It is required that the lines from the top of the listing through the line with "wave_right_y = [253, 240, 236, 244, 263, 272, 265, 248]" be reproduced exactly, excluding pictures.

=== Data lines ===

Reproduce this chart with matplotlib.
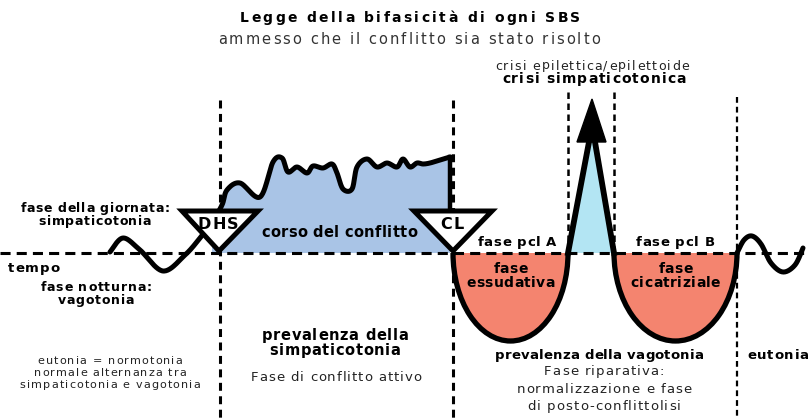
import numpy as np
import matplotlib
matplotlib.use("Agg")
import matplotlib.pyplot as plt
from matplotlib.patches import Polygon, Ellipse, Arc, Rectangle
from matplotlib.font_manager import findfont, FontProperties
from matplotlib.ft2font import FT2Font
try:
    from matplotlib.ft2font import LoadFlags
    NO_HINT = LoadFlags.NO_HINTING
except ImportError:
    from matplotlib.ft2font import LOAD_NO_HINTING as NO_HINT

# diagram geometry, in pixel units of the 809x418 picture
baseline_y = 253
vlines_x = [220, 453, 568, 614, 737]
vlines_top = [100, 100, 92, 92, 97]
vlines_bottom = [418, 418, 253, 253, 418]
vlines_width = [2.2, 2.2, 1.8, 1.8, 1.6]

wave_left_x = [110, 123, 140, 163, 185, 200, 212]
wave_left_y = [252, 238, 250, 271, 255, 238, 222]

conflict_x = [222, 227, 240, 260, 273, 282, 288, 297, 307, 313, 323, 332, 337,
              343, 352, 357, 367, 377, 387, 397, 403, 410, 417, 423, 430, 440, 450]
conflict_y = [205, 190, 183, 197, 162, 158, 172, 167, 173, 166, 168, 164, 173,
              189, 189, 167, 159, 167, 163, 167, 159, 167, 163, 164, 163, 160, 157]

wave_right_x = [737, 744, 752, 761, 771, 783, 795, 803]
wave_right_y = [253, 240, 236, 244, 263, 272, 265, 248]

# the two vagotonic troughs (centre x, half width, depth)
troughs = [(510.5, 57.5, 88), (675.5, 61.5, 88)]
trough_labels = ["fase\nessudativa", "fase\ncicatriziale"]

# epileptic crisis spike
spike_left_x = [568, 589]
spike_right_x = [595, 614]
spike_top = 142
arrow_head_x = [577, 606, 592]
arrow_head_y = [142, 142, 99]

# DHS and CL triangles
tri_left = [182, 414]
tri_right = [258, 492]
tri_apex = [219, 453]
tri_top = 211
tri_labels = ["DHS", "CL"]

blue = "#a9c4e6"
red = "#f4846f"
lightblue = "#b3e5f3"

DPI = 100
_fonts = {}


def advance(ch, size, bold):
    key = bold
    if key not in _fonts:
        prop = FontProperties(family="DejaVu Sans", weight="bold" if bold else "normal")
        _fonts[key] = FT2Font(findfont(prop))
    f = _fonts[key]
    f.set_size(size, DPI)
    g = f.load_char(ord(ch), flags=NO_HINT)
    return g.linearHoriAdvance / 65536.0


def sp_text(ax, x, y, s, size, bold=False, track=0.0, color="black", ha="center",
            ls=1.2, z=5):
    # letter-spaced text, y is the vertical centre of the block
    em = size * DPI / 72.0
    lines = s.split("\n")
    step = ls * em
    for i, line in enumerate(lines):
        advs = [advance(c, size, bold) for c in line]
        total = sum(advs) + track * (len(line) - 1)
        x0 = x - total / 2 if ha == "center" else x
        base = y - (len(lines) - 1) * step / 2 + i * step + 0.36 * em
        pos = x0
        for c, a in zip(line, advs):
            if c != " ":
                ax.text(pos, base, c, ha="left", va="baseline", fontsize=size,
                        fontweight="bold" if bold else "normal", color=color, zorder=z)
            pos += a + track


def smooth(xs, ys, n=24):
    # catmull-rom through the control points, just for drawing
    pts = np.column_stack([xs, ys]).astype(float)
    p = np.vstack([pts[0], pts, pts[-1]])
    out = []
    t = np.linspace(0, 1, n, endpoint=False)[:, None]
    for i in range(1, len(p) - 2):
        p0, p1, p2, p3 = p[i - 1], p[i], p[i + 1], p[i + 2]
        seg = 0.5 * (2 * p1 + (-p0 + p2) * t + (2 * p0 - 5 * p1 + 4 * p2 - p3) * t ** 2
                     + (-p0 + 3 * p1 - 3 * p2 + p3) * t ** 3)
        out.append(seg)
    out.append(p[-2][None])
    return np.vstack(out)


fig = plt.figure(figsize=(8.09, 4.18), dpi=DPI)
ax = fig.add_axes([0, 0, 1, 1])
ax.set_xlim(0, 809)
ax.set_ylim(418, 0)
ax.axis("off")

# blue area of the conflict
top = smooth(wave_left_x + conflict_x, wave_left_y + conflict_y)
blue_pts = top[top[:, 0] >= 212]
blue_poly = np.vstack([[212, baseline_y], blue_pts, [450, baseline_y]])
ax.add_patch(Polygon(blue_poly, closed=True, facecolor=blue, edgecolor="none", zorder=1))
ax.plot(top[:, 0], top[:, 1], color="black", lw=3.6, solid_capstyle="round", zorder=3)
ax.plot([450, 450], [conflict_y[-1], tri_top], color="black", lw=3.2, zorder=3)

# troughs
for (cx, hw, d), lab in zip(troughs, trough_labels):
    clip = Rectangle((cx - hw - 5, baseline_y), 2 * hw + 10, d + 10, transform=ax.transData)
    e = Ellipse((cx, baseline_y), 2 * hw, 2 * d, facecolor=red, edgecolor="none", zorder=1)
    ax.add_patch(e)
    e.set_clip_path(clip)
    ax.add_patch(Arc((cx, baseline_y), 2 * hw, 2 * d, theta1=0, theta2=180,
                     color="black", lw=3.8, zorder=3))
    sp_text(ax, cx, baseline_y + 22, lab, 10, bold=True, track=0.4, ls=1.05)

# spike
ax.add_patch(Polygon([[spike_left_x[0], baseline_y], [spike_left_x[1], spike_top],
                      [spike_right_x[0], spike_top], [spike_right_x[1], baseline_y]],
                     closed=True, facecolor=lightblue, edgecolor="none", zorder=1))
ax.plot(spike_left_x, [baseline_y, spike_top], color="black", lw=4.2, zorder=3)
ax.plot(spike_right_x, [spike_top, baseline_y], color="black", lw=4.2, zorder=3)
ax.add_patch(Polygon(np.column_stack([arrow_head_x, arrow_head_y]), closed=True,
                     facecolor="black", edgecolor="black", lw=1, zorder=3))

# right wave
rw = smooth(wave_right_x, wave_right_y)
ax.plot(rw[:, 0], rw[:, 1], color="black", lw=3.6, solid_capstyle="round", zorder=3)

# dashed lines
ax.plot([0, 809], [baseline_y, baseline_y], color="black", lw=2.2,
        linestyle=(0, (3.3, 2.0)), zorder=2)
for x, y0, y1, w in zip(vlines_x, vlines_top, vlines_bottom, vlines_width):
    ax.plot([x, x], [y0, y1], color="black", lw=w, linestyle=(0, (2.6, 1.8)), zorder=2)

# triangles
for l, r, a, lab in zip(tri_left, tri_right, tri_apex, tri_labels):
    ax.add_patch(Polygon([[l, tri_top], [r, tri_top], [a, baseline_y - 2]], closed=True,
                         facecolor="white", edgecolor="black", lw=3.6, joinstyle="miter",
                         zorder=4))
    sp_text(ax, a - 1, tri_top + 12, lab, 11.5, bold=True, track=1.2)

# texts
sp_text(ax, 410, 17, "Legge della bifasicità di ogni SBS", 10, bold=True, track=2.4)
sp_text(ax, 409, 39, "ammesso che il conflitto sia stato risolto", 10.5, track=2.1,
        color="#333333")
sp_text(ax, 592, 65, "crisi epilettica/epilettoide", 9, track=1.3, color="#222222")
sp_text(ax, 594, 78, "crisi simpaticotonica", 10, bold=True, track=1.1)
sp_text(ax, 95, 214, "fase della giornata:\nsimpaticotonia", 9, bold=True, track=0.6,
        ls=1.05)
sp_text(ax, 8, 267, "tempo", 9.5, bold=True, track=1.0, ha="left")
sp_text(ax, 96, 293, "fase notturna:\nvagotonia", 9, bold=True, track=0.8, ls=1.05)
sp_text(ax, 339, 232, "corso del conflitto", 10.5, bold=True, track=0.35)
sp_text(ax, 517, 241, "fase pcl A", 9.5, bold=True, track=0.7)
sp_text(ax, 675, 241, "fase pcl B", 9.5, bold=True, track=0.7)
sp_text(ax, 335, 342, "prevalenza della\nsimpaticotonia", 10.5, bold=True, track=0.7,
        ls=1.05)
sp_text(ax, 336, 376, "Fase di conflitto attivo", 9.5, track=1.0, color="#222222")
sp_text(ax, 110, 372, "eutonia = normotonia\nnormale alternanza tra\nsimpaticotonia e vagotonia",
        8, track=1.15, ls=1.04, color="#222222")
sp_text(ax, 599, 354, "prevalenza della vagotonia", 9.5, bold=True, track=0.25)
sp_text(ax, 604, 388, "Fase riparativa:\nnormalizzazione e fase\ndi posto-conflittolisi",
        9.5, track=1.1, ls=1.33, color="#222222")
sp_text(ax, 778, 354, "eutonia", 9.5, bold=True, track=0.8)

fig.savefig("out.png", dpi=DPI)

===

Response:
Reproduce this chart with matplotlib.
import numpy as np
import matplotlib
matplotlib.use("Agg")
import matplotlib.pyplot as plt
from matplotlib.patches import Polygon, Ellipse, Arc, Rectangle
from matplotlib.font_manager import findfont, FontProperties
from matplotlib.ft2font import FT2Font
try:
    from matplotlib.ft2font import LoadFlags
    NO_HINT = LoadFlags.NO_HINTING
except ImportError:
    from matplotlib.ft2font import LOAD_NO_HINTING as NO_HINT

# diagram geometry, in pixel units of the 809x418 picture
baseline_y = 253
vlines_x = [220, 453, 568, 614, 737]
vlines_top = [100, 100, 92, 92, 97]
vlines_bottom = [418, 418, 253, 253, 418]
vlines_width = [2.2, 2.2, 1.8, 1.8, 1.6]

wave_left_x = [110, 123, 140, 163, 185, 200, 212]
wave_left_y = [252, 238, 250, 271, 255, 238, 222]

conflict_x = [222, 227, 240, 260, 273, 282, 288, 297, 307, 313, 323, 332, 337,
              343, 352, 357, 367, 377, 387, 397, 403, 410, 417, 423, 430, 440, 450]
conflict_y = [205, 190, 183, 197, 162, 158, 172, 167, 173, 166, 168, 164, 173,
              189, 189, 167, 159, 167, 163, 167, 159, 167, 163, 164, 163, 160, 157]

wave_right_x = [737, 744, 752, 761, 771, 783, 795, 803]
wave_right_y = [253, 240, 236, 244, 263, 272, 265, 248]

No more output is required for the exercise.